Back it up, Get it Back
- Feb 2, 2015
- 2 min read

When my oldest child, Reuban was born, I must have taken thousands of pictures of him. Of those thousands, hundreds were cherished, beloved memories. I'd look back at them all of the time. They were a wonderful way of seeing how far he'd come over the year.
I was just starting out in photography and had a love affair with the digital nature of my work. I had those photos of him saved on my computer and on my external hard drive. I only printed two or three of his newborn photos, one for my family, one for my parents and one for my husband's parents.
The day came for us to move to a larger house and when we got our computer set up, the file system for our precious memories wouldn't turn on. At the same time our external hard drive had reached that magical age when all electronics reach obsoletion. We tried our best to recover files from them but between the two we could only recover a fraction of a handful, some 50 images, mostly from the first two or three months of his life.
I have no photos of my precious boy learning to eat, to sit up, to crawl, to walk. I don't have pictures of his first birthday. I have two or three of him meeting his little sister for the first time. But so many of those memories are gone because I only had them backed up in digital form.
Digital is a wonderful, wonderful format. I'm so happy that we have digital as a way of preserving precious memories. We have all heard of the dangers of having only hardcopies of our photos; natural disasters, fires, theft, our prints are vulnerable.
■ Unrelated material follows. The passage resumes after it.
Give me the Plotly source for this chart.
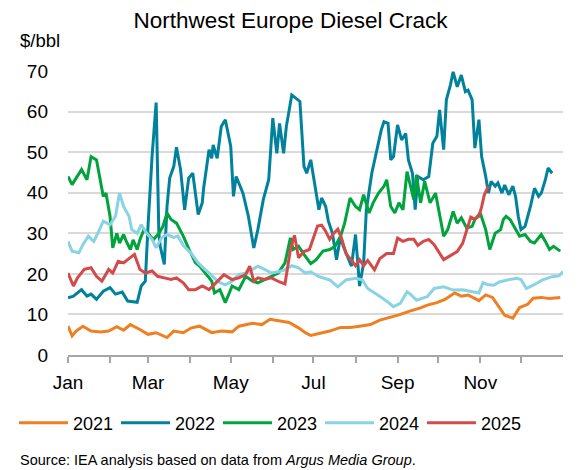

But by the same token, digital format is vulnerable in much the same way. Here are jut a few ways that having only digital formats of your wonderful memories is dangerous:
Technology failure: Hard drives, external
hard drives and memory cards do fail.
Issues with hosting services: Hosting services
do go out of business. If you don’t make a
purchase on your account within a certain
time frame, your hosting service may delete
your photos.
Technological obsolescence: While we are able
to do more with our photos because of
technology, the fact that we have to constantly
re-record to keep current is difficult, not to
mention costly.
High tech is risky: When culling through your
possesions, printed photos will most likely be
kept; old jump drives are more likely to be
tossed by mistake.
The lesson here is this: back up your photos in multiple formats. Keep a thumb drive in your safe deposit box. File a burned DVD away with your important documents, print every special picture and keep them in a memory box. Print canvases and display them on your walls. When you change them up, pack them up safely and keep in in a cool, dark environment. The more formats you have your photos in, the greater the liklihood that your children and grandchildren will get to enjoy those memories, too.